-- START OF Data extract --
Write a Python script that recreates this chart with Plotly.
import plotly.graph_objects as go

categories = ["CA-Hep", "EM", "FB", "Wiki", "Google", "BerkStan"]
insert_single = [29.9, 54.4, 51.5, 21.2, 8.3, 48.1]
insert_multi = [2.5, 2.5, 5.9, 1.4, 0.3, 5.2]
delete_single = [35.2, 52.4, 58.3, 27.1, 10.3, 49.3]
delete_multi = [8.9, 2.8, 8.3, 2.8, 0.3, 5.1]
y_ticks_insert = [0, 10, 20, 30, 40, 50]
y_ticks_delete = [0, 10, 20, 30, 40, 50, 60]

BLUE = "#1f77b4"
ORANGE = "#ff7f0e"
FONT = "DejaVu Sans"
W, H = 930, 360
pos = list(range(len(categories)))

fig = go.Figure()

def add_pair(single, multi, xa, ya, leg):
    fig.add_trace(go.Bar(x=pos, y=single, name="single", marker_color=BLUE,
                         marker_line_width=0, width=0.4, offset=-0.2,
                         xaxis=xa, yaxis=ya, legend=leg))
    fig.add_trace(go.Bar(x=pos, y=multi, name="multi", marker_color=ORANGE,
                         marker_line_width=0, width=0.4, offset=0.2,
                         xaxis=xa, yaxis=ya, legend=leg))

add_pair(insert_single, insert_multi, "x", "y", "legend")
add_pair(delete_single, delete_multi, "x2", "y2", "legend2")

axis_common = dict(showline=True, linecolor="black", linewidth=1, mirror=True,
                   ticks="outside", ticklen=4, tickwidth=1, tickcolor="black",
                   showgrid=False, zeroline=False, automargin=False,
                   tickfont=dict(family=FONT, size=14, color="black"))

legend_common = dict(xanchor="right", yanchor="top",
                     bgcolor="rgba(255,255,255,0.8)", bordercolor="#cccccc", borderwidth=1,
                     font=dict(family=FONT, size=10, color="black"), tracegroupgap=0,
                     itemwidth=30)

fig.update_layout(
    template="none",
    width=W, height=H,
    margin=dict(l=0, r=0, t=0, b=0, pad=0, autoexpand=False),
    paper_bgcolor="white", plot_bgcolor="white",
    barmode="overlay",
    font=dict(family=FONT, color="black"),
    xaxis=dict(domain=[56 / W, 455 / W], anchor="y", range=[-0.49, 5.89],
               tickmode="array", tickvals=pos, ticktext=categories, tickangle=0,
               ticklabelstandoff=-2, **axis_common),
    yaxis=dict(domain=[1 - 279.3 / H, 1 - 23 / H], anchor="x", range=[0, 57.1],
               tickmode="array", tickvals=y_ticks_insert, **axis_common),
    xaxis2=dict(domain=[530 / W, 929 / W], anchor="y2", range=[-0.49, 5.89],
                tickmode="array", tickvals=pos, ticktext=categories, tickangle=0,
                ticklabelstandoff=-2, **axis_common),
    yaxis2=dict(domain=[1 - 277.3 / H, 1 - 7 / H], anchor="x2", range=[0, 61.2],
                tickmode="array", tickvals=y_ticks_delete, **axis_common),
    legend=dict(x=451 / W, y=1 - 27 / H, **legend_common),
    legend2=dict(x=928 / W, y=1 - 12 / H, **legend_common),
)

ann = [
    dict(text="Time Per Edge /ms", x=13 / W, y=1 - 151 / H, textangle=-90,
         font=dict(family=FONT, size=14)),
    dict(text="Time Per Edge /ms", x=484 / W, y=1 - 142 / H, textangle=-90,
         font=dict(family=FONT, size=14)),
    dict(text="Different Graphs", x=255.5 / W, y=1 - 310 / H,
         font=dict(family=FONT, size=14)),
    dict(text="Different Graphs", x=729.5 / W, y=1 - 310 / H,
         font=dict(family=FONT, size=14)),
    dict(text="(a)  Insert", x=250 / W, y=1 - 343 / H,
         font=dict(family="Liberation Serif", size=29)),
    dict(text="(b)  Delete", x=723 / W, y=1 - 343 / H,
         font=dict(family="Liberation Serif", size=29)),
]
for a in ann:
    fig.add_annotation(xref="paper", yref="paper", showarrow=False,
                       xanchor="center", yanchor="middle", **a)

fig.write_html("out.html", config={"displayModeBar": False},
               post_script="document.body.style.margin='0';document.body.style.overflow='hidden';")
-- END OF Data extract --
§ The request:
Type out the material again exactly as presented.

§ Task answer:
Write a Python script that recreates this chart with Plotly.
import plotly.graph_objects as go

categories = ["CA-Hep", "EM", "FB", "Wiki", "Google", "BerkStan"]
insert_single = [29.9, 54.4, 51.5, 21.2, 8.3, 48.1]
insert_multi = [2.5, 2.5, 5.9, 1.4, 0.3, 5.2]
delete_single = [35.2, 52.4, 58.3, 27.1, 10.3, 49.3]
delete_multi = [8.9, 2.8, 8.3, 2.8, 0.3, 5.1]
y_ticks_insert = [0, 10, 20, 30, 40, 50]
y_ticks_delete = [0, 10, 20, 30, 40, 50, 60]

BLUE = "#1f77b4"
ORANGE = "#ff7f0e"
FONT = "DejaVu Sans"
W, H = 930, 360
pos = list(range(len(categories)))

fig = go.Figure()

def add_pair(single, multi, xa, ya, leg):
    fig.add_trace(go.Bar(x=pos, y=single, name="single", marker_color=BLUE,
                         marker_line_width=0, width=0.4, offset=-0.2,
                         xaxis=xa, yaxis=ya, legend=leg))
    fig.add_trace(go.Bar(x=pos, y=multi, name="multi", marker_color=ORANGE,
                         marker_line_width=0, width=0.4, offset=0.2,
                         xaxis=xa, yaxis=ya, legend=leg))

add_pair(insert_single, insert_multi, "x", "y", "legend")
add_pair(delete_single, delete_multi, "x2", "y2", "legend2")

axis_common = dict(showline=True, linecolor="black", linewidth=1, mirror=True,
                   ticks="outside", ticklen=4, tickwidth=1, tickcolor="black",
                   showgrid=False, zeroline=False, automargin=False,
                   tickfont=dict(family=FONT, size=14, color="black"))

legend_common = dict(xanchor="right", yanchor="top",
                     bgcolor="rgba(255,255,255,0.8)", bordercolor="#cccccc", borderwidth=1,
                     font=dict(family=FONT, size=10, color="black"), tracegroupgap=0,
                     itemwidth=30)

fig.update_layout(
    template="none",
    width=W, height=H,
    margin=dict(l=0, r=0, t=0, b=0, pad=0, autoexpand=False),
    paper_bgcolor="white", plot_bgcolor="white",
    barmode="overlay",
    font=dict(family=FONT, color="black"),
    xaxis=dict(domain=[56 / W, 455 / W], anchor="y", range=[-0.49, 5.89],
               tickmode="array", tickvals=pos, ticktext=categories, tickangle=0,
               ticklabelstandoff=-2, **axis_common),
    yaxis=dict(domain=[1 - 279.3 / H, 1 - 23 / H], anchor="x", range=[0, 57.1],
               tickmode="array", tickvals=y_ticks_insert, **axis_common),
    xaxis2=dict(domain=[530 / W, 929 / W], anchor="y2", range=[-0.49, 5.89],
                tickmode="array", tickvals=pos, ticktext=categories, tickangle=0,
                ticklabelstandoff=-2, **axis_common),
    yaxis2=dict(domain=[1 - 277.3 / H, 1 - 7 / H], anchor="x2", range=[0, 61.2],
                tickmode="array", tickvals=y_ticks_delete, **axis_common),
    legend=dict(x=451 / W, y=1 - 27 / H, **legend_common),
    legend2=dict(x=928 / W, y=1 - 12 / H, **legend_common),
)

ann = [
    dict(text="Time Per Edge /ms", x=13 / W, y=1 - 151 / H, textangle=-90,
         font=dict(family=FONT, size=14)),
    dict(text="Time Per Edge /ms", x=484 / W, y=1 - 142 / H, textangle=-90,
         font=dict(family=FONT, size=14)),
    dict(text="Different Graphs", x=255.5 / W, y=1 - 310 / H,
         font=dict(family=FONT, size=14)),
    dict(text="Different Graphs", x=729.5 / W, y=1 - 310 / H,
         font=dict(family=FONT, size=14)),
    dict(text="(a)  Insert", x=250 / W, y=1 - 343 / H,
         font=dict(family="Liberation Serif", size=29)),
    dict(text="(b)  Delete", x=723 / W, y=1 - 343 / H,
         font=dict(family="Liberation Serif", size=29)),
]
for a in ann:
    fig.add_annotation(xref="paper", yref="paper", showarrow=False,
                       xanchor="center", yanchor="middle", **a)

fig.write_html("out.html", config={"displayModeBar": False},
               post_script="document.body.style.margin='0';document.body.style.overflow='hidden';")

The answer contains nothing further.